In July of last year, porn director/actress and former paramour to the president Stormy Daniels was arrested at a Columbus strip club on suspicion of inappropriately touching an undercover police officer. Prosecutors, who said the law under which Daniels, born Stephanie Clifford, was arrested only applied to performers who regularly danced at the venue. She was in Columbus between dates on her nationwide “Make America Horny Again” tour.
A subsequent investigation looked into allegations that pro-Trump officers conspired to entrap the actress, who had come forward with her claims of a sexual relationship with Common Sense’s Unsexiest Man Alive in March of that year.
In 2016, Michael Cohen, Donald Trump’s then-personal lawyer paid Daniels $130,000 to deny she had an affair with Trump in 2006 while Trump was appearing on his “Apprentice” series. On March 6, 2018, Daniels filed suit against Trump, claiming that the president had never signed their non-disclosure agreement while alleging Trump had tried to bully her into silence.

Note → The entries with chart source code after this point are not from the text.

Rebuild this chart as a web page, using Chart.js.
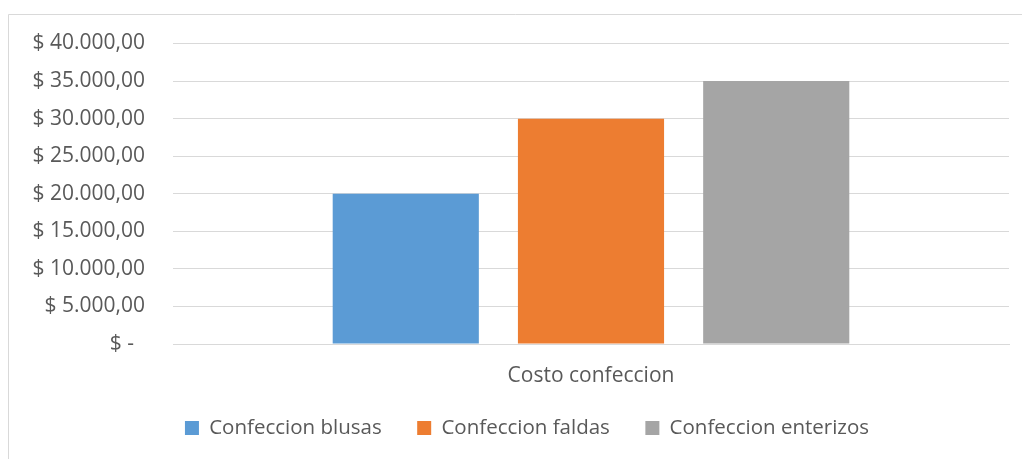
<!DOCTYPE html>
<html>
<head>
<meta charset="utf-8">
<script src="https://cdn.jsdelivr.net/npm/chart.js@4"></script>
<style>
  html, body { margin: 0; padding: 0; background: #ffffff; }
  canvas { display: block; }
</style>
</head>
<body>
<canvas id="c" width="1022" height="459"></canvas>
<script>
const categories = ["Costo confeccion"];
const seriesNames = ["Confeccion blusas", "Confeccion faldas", "Confeccion enterizos"];
const blusasValues = [20000];
const faldasValues = [30000];
const enterizosValues = [35000];
const yTickLabels = ["$ -  ", "$ 5.000,00", "$ 10.000,00", "$ 15.000,00", "$ 20.000,00", "$ 25.000,00", "$ 30.000,00", "$ 35.000,00", "$ 40.000,00"];
const seriesColors = ["#5B9BD5", "#ED7D31", "#A5A5A5"];

const FONT = "'Open Sans', 'Noto Sans', sans-serif";
const TEXT = "#595959";
const GRID = "#d9d9d9";

const frame = {
  id: "frame",
  beforeDraw(chart) {
    const ctx = chart.ctx;
    ctx.save();
    ctx.fillStyle = "#ffffff";
    ctx.fillRect(0, 0, chart.width, chart.height);
    ctx.strokeStyle = GRID;
    ctx.lineWidth = 1;
    ctx.beginPath();
    ctx.moveTo(8.5, chart.height + 2);
    ctx.lineTo(8.5, 14.5);
    ctx.lineTo(chart.width + 2, 14.5);
    ctx.stroke();
    ctx.restore();
  }
};

const legendSize = {
  id: "legendSize",
  afterInit(chart) {
    const lg = chart.legend;
    if (!lg) return;
    const orig = lg.fit;
    lg.fit = function () {
      orig.call(this);
      this.height = 76.75;
    };
  },
  afterLayout(chart) {
    const lg = chart.legend;
    if (!lg) return;
    lg.left = 45;
    lg.width = lg.right - lg.left;
  }
};

const datasets = [blusasValues, faldasValues, enterizosValues].map((vals, i) => ({
  label: seriesNames[i],
  data: vals,
  backgroundColor: seriesColors[i],
  borderWidth: 0,
  categoryPercentage: 0.6647,
  barPercentage: 0.789
}));

new Chart(document.getElementById("c"), {
  type: "bar",
  data: { labels: categories, datasets },
  plugins: [frame, legendSize],
  options: {
    responsive: false,
    animation: false,
    devicePixelRatio: 1,
    layout: { padding: { left: 0, right: 13, top: 43.5, bottom: 0 } },
    plugins: {
      tooltip: { enabled: false },
      legend: {
        position: "bottom",
        labels: {
          boxWidth: 14,
          boxHeight: 14,
          padding: 35.5,
          color: TEXT,
          font: { family: FONT, size: 20.5 }
        }
      }
    },
    scales: {
      x: {
        grid: { display: false, drawTicks: false },
        border: { display: true, color: GRID },
        ticks: { color: TEXT, padding: 19, font: { family: FONT, size: 21 } },
        afterFit(s) { s.height = 38.25; }
      },
      y: {
        min: 0,
        max: 40000,
        grid: { color: GRID, lineWidth: 1, drawTicks: false },
        border: { display: false },
        ticks: {
          stepSize: 5000,
          color: TEXT,
          padding: 28,
          font: { family: FONT, size: 21 },
          callback: (v, i) => yTickLabels[i]
        },
        afterFit(s) { s.width = 173; }
      }
    }
  }
});
</script>
</body>
</html>
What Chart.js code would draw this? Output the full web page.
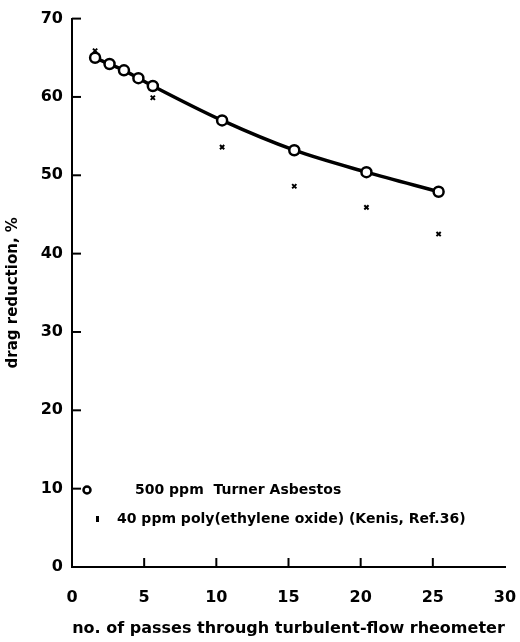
<!DOCTYPE html>
<html>
<head>
<meta charset="utf-8">
<script src="https://cdn.jsdelivr.net/npm/chart.js@4"></script>
<style>
  html, body { margin: 0; background: #fff; }
  #wrap { width: 520px; height: 642px; }
</style>
</head>
<body>
<div id="wrap"><canvas id="chart"></canvas></div>
<script>
// values
const passes = [1.6, 2.6, 3.6, 4.6, 5.6, 10.4, 15.4, 20.4, 25.4];
const asbestos = [65.0, 64.2, 63.4, 62.4, 61.4, 57.0, 53.2, 50.4, 47.9];
const peoPasses = [1.6, 5.6, 10.4, 15.4, 20.4, 25.4];
const peo = [65.9, 59.9, 53.6, 48.6, 45.9, 42.5];
const xTickValues = [0, 5, 10, 15, 20, 25, 30];
const yTickValues = [0, 10, 20, 30, 40, 50, 60, 70];
const legendLabels = ["500 ppm  Turner Asbestos", "40 ppm poly(ethylene oxide) (Kenis, Ref.36)"];

const FONT = "'DejaVu Sans', 'Liberation Sans', sans-serif";

// inward tick marks, placed with the scales
const innerTicks = {
  id: "innerTicks",
  afterDraw(chart) {
    const ctx = chart.ctx, x = chart.scales.x, y = chart.scales.y;
    const a = chart.chartArea;
    ctx.save();
    ctx.strokeStyle = "#000";
    ctx.lineWidth = 2;
    xTickValues.forEach((v) => {
      if (v === 0 || v === 30) return;
      const px = x.getPixelForValue(v);
      ctx.beginPath();
      ctx.moveTo(px, a.bottom);
      ctx.lineTo(px, a.bottom - 9);
      ctx.stroke();
    });
    yTickValues.forEach((v) => {
      if (v === 0) return;
      const py = y.getPixelForValue(v);
      ctx.beginPath();
      ctx.moveTo(a.left, py);
      ctx.lineTo(a.left + 9, py);
      ctx.stroke();
    });
    ctx.restore();
  }
};

// legend inside the plot, bottom left
const insideLegend = {
  id: "insideLegend",
  afterDraw(chart) {
    const ctx = chart.ctx, a = chart.chartArea;
    ctx.save();
    ctx.fillStyle = "#000";
    ctx.strokeStyle = "#000";
    ctx.textBaseline = "middle";
    ctx.font = "bold 14px " + FONT;
    // circle
    ctx.lineWidth = 2.5;
    ctx.beginPath();
    ctx.arc(a.left + 15, a.bottom - 77, 3.5, 0, Math.PI * 2);
    ctx.stroke();
    ctx.fillText(legendLabels[0], a.left + 63, a.bottom - 77);
    // small mark
    ctx.fillRect(a.left + 24, a.bottom - 51, 3, 6);
    ctx.fillText(legendLabels[1], a.left + 45, a.bottom - 48);
    ctx.restore();
  }
};

const ctx = document.getElementById("chart").getContext("2d");
const myChart = new Chart(ctx, {
  type: "scatter",
  data: {
    datasets: [
      {
        label: legendLabels[0],
        data: passes.map((p, i) => ({ x: p, y: asbestos[i] })),
        showLine: true,
        borderColor: "#000",
        borderWidth: 3.5,
        cubicInterpolationMode: "monotone",
        pointRadius: 5,
        pointBorderWidth: 2.5,
        pointBackgroundColor: "#fff",
        pointBorderColor: "#000",
      },
      {
        label: legendLabels[1],
        data: peoPasses.map((p, i) => ({ x: p, y: peo[i] })),
        showLine: false,
        pointStyle: "crossRot",
        pointRadius: 3,
        pointBorderWidth: 2,
        pointBorderColor: "#000",
        pointBackgroundColor: "#000",
      },
    ],
  },
  options: {
    responsive: true,
    maintainAspectRatio: false,
    animation: false,
    layout: { padding: { top: 5, right: 0, left: 0, bottom: 0 } },
    plugins: {
      legend: { display: false },
      tooltip: { enabled: false },
    },
    scales: {
      x: {
        type: "linear",
        min: 0,
        max: 30,
        afterBuildTicks: (s) => { s.ticks = xTickValues.map((v) => ({ value: v })); },
        afterFit: (s) => { s.height = 75; s.paddingRight = 15; },
        grid: { display: false, drawTicks: false },
        border: { display: true, color: "#000", width: 2 },
        ticks: { color: "#000", padding: 21, font: { family: FONT, size: 16, weight: "bold" } },
        title: {
          display: true,
          text: "no. of passes through turbulent-flow rheometer",
          color: "#000",
          padding: { top: 5 },
          font: { family: FONT, size: 16, weight: "bold" },
        },
      },
      y: {
        type: "linear",
        min: 0,
        max: 70,
        afterBuildTicks: (s) => { s.ticks = yTickValues.map((v) => ({ value: v })); },
        afterFit: (s) => { s.width = 72; },
        grid: { display: false, drawTicks: false },
        border: { display: true, color: "#000", width: 2 },
        ticks: { color: "#000", padding: 9, font: { family: FONT, size: 16, weight: "bold" } },
        title: {
          display: true,
          text: "drag reduction, %",
          color: "#000",
          padding: { bottom: 2 },
          font: { family: FONT, size: 15, weight: "bold" },
        },
      },
    },
  },
  plugins: [innerTicks, insideLegend],
});
</script>
</body>
</html>
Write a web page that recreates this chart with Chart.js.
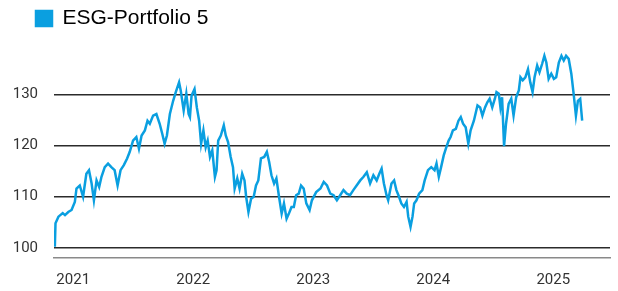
<!DOCTYPE html>
<html>
<head>
<meta charset="utf-8">
<script src="https://cdn.jsdelivr.net/npm/chart.js@4/dist/chart.umd.min.js"></script>
<style>
  body { margin: 0; background: #fff; }
  #wrap { width: 618px; height: 291px; }
</style>
</head>
<body>
<div id="wrap"><canvas id="chart"></canvas></div>
<script>
// ESG-Portfolio 5 - value history (indexed to 100)

const seriesLabel = 'ESG-Portfolio 5';

const dates = [
    '2020-11-06', '2020-11-08', '2020-11-17', '2020-11-30', '2020-12-07', '2020-12-17', '2020-12-27',
    '2021-01-06', '2021-01-11', '2021-01-21', '2021-01-31', '2021-02-10', '2021-02-18', '2021-02-26', '2021-03-05',
    '2021-03-13', '2021-03-21', '2021-03-28', '2021-04-07', '2021-04-17', '2021-04-27', '2021-05-07', '2021-05-16',
    '2021-05-25', '2021-06-04', '2021-06-14', '2021-06-22', '2021-07-02', '2021-07-12', '2021-07-20', '2021-07-28',
    '2021-08-07', '2021-08-15', '2021-08-22', '2021-09-01', '2021-09-11', '2021-09-21', '2021-09-29', '2021-10-06',
    '2021-10-13', '2021-10-22', '2021-11-01', '2021-11-09', '2021-11-19', '2021-11-24', '2021-12-03', '2021-12-11',
    '2021-12-18', '2021-12-22', '2021-12-27',
    '2022-01-05', '2022-01-12', '2022-01-19', '2022-01-25', '2022-02-01', '2022-02-08', '2022-02-14', '2022-02-21',
    '2022-02-28', '2022-03-08', '2022-03-13', '2022-03-18', '2022-03-26', '2022-04-04', '2022-04-10', '2022-04-17',
    '2022-04-25', '2022-05-02', '2022-05-07', '2022-05-15', '2022-05-22', '2022-05-30', '2022-06-06', '2022-06-11',
    '2022-06-18', '2022-06-26', '2022-07-04', '2022-07-11', '2022-07-18', '2022-07-26', '2022-08-05', '2022-08-13',
    '2022-08-20', '2022-08-27', '2022-09-04', '2022-09-11', '2022-09-19', '2022-09-27', '2022-10-04', '2022-10-12',
    '2022-10-19', '2022-10-27', '2022-11-03', '2022-11-10', '2022-11-18', '2022-11-25', '2022-12-03', '2022-12-11',
    '2022-12-21', '2022-12-28',
    '2023-01-10', '2023-01-23', '2023-02-02', '2023-02-12', '2023-02-22', '2023-03-04', '2023-03-14', '2023-03-24',
    '2023-04-03', '2023-04-13', '2023-04-23', '2023-05-03', '2023-05-13', '2023-05-24', '2023-06-03', '2023-06-13',
    '2023-06-23', '2023-07-03', '2023-07-13', '2023-07-21', '2023-07-28', '2023-08-04', '2023-08-12', '2023-08-17',
    '2023-08-27', '2023-09-04', '2023-09-11', '2023-09-19', '2023-09-26', '2023-10-04', '2023-10-12', '2023-10-17',
    '2023-10-24', '2023-10-30', '2023-11-04', '2023-11-11', '2023-11-19', '2023-11-29', '2023-12-06', '2023-12-16',
    '2023-12-26',
    '2024-01-05', '2024-01-11', '2024-01-18', '2024-01-25', '2024-02-02', '2024-02-10', '2024-02-17', '2024-02-23',
    '2024-03-01', '2024-03-10', '2024-03-18', '2024-03-25', '2024-04-01', '2024-04-09', '2024-04-17', '2024-04-24',
    '2024-05-04', '2024-05-15', '2024-05-23', '2024-05-30', '2024-06-07', '2024-06-14', '2024-06-21', '2024-06-29',
    '2024-07-07', '2024-07-12', '2024-07-19', '2024-07-24', '2024-07-29', '2024-08-04', '2024-08-10', '2024-08-18',
    '2024-08-26', '2024-09-02', '2024-09-10', '2024-09-18', '2024-09-23', '2024-09-30', '2024-10-08', '2024-10-16',
    '2024-10-23', '2024-10-30', '2024-11-05', '2024-11-13', '2024-11-20', '2024-11-28', '2024-12-05', '2024-12-11',
    '2024-12-18', '2024-12-26',
    '2025-01-03', '2025-01-10', '2025-01-18', '2025-01-26', '2025-02-02', '2025-02-09', '2025-02-17', '2025-02-25',
    '2025-03-04', '2025-03-11', '2025-03-17', '2025-03-24', '2025-03-30'
];

const values = [
    100.2, 104.8, 106.1, 106.8, 106.4, 107.0, 107.4,
    109.0, 111.6, 112.2, 110.0, 114.5, 115.2, 112.6, 109.3,
    113.2, 111.9, 113.9, 115.8, 116.5, 115.8, 115.2, 112.2,
    115.2, 116.2, 117.5, 118.8, 121.0, 121.7, 119.4, 122.0,
    123.0, 124.9, 124.3, 125.9, 126.2, 124.3, 122.3, 120.4,
    122.0, 126.2, 128.8, 130.5, 132.4, 130.8, 126.9, 130.2,
    126.2, 125.6, 129.8,
    131.1, 127.5, 124.9, 120.4, 123.0, 119.7, 121.0, 117.8,
    119.1, 113.9, 115.2, 121.0, 122.0, 124.0, 122.0, 120.7,
    117.8, 115.8, 111.6, 113.6, 111.6, 114.5, 113.2, 110.0,
    107.0, 109.6, 110.0, 112.2, 113.2, 117.5, 117.8, 118.8,
    116.8, 114.2, 112.6, 113.6, 110.0, 106.7, 108.7, 105.7,
    106.7, 108.0, 108.0, 110.3, 110.6, 112.2, 111.6, 108.7,
    107.4, 109.3,
    110.9, 111.6, 112.9, 112.2, 110.6, 110.3, 109.3, 110.3,
    111.3, 110.6, 110.3, 111.3, 112.2, 113.2, 113.9, 114.8,
    112.6, 114.2, 113.2, 114.5, 115.5, 112.6, 110.3, 109.3,
    112.6, 113.2, 111.3, 110.0, 108.7, 108.0, 109.0, 106.1,
    104.1, 106.1, 108.7, 109.3, 110.6, 111.3, 113.2, 115.2,
    115.8,
    115.2, 116.5, 113.9, 115.8, 118.1, 119.7, 121.0, 121.7,
    123.0, 123.3, 124.9, 125.6, 124.3, 123.6, 120.4, 123.0,
    124.9, 127.9, 127.5, 125.9, 127.5, 128.5, 129.2, 127.5,
    129.2, 130.5, 130.2, 127.5, 129.5, 119.9, 124.3, 128.2,
    129.2, 125.9, 129.5, 130.8, 133.4, 132.8, 133.4, 135.0,
    132.4, 130.5, 133.4, 135.7, 134.4, 136.0, 137.6, 136.3,
    133.1, 134.1,
    133.1, 133.4, 136.3, 137.6, 136.7, 137.6, 137.0, 134.1,
    130.2, 125.9, 128.8, 129.2, 124.9
];

const yearTicks = [2021, 2022, 2023, 2024, 2025];
const valueTicks = [100, 110, 120, 130];

const lineColor = '#0a9fe0';

// date string -> fractional year, so the x axis can be linear
function toYear(str) {
    const [y, m, d] = str.split('-').map(Number);
    const start = Date.UTC(y, 0, 1);
    const end = Date.UTC(y + 1, 0, 1);
    return y + (Date.UTC(y, m - 1, d) - start) / (end - start);
}

const points = dates.map((d, i) => ({ x: toYear(d), y: values[i] }));

// push the legend item to the right a bit (chart.js has no left offset option)
const legendOffset = {
    id: 'legendOffset',
    afterLayout(chart) {
        chart.legend.left = 28;
    }
};

Chart.defaults.font.family = 'Roboto';

new Chart(document.getElementById('chart'), {
    type: 'line',
    data: {
        datasets: [{
            label: seriesLabel,
            data: points,
            borderColor: lineColor,
            backgroundColor: lineColor,
            borderWidth: 2.5,
            pointRadius: 0,
            tension: 0
        }]
    },
    options: {
        responsive: true,
        maintainAspectRatio: false,
        animation: false,
        layout: {
            padding: { left: 0, right: 8, top: 0, bottom: 0 }
        },
        plugins: {
            legend: {
                display: true,
                position: 'top',
                align: 'start',
                labels: {
                    color: '#000',
                    font: { family: 'Liberation Sans', size: 21 },
                    boxWidth: 16,
                    boxHeight: 15,
                    padding: 8
                }
            },
            tooltip: { enabled: false }
        },
        scales: {
            x: {
                type: 'linear',
                min: 2020.84,
                max: 2025.473,
                afterBuildTicks: function(scale) {
                    scale.ticks = yearTicks.map(v => ({ value: v }));
                },
                afterFit: function(scale) {
                    scale.height = 33;
                },
                ticks: {
                    color: '#333',
                    font: { size: 15 },
                    padding: 13,
                    maxRotation: 0,
                    callback: function(value) {
                        return String(value);
                    }
                },
                grid: { display: false, drawTicks: false },
                border: { display: true, color: '#8a8a8a', width: 1.5 }
            },
            y: {
                min: 98,
                max: 140.9,
                afterBuildTicks: function(scale) {
                    scale.ticks = valueTicks.map(v => ({ value: v }));
                },
                afterFit: function(scale) {
                    scale.width = 54;
                },
                ticks: {
                    color: '#333',
                    font: { size: 15 },
                    padding: 16,
                    callback: function(value) {
                        return String(value);
                    }
                },
                grid: { color: '#2b2b2b', lineWidth: 1.5, drawTicks: false },
                border: { display: false }
            }
        }
    },
    plugins: [legendOffset]
});
</script>
</body>
</html>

On March 25, Daniels told 60 Minutes that she had sex with Trump once, and that she had been threatened to sign an NDA while she was with her young daughter.
According to ABC News, an internal department review revealed Daniels’ arrest was improper, though not politically motivated or premeditated.
According to police, officers at Sirens trip club that night had been targeting the club—not Daniels—as part of an ongoing investigation into possible human trafficking, underage drinking and drug dealing. Their focus narrowed to an investigation of illegal touching between customers and dancers, at which point the officers placed themselves “unnecessarily, at risk and potential for physical contact with Ms. Clifford,” according to the report.
The law cited as a part of Daniels’ arrest says patrons at “sexually oriented” businesses are barred from touching dancers and vice versa. Columbus city attorney Zack Klein called the law “glaringly inequitable,” as its applicability is attached to the regularity with which a specific dancer or employee performs at the club in which the behavior is observed. Klein also added that dancers who touch police in clubs could not be liable as police are not legally considered patrons.
Klein, in July, according to NBC4:
In light of the recent charges filed under this statute, we have recognized there is a glaring inequitable application of the law, which treats people differently for the same conduct based on the frequency of their appearances at sexually oriented businesses,” said Columbus City Attorney Zach Klein. “For this reason, and for the concern over the definition of ‘patron’ as applied to law enforcement, we have issued a directive to the Columbus Division of Police to notify them that we will no longer be prosecuting these charges.
Clifford, according to police, never made a complaint “about any officer making a political related remark or statement to her about President Trump,” according to vice section lieutenant Ronald Kemmerling.
Earlier this year, Daniels filed suit against three Columbius officers for $2 over her arrest. Two dancers arrested alongside Daniels filed similar suits.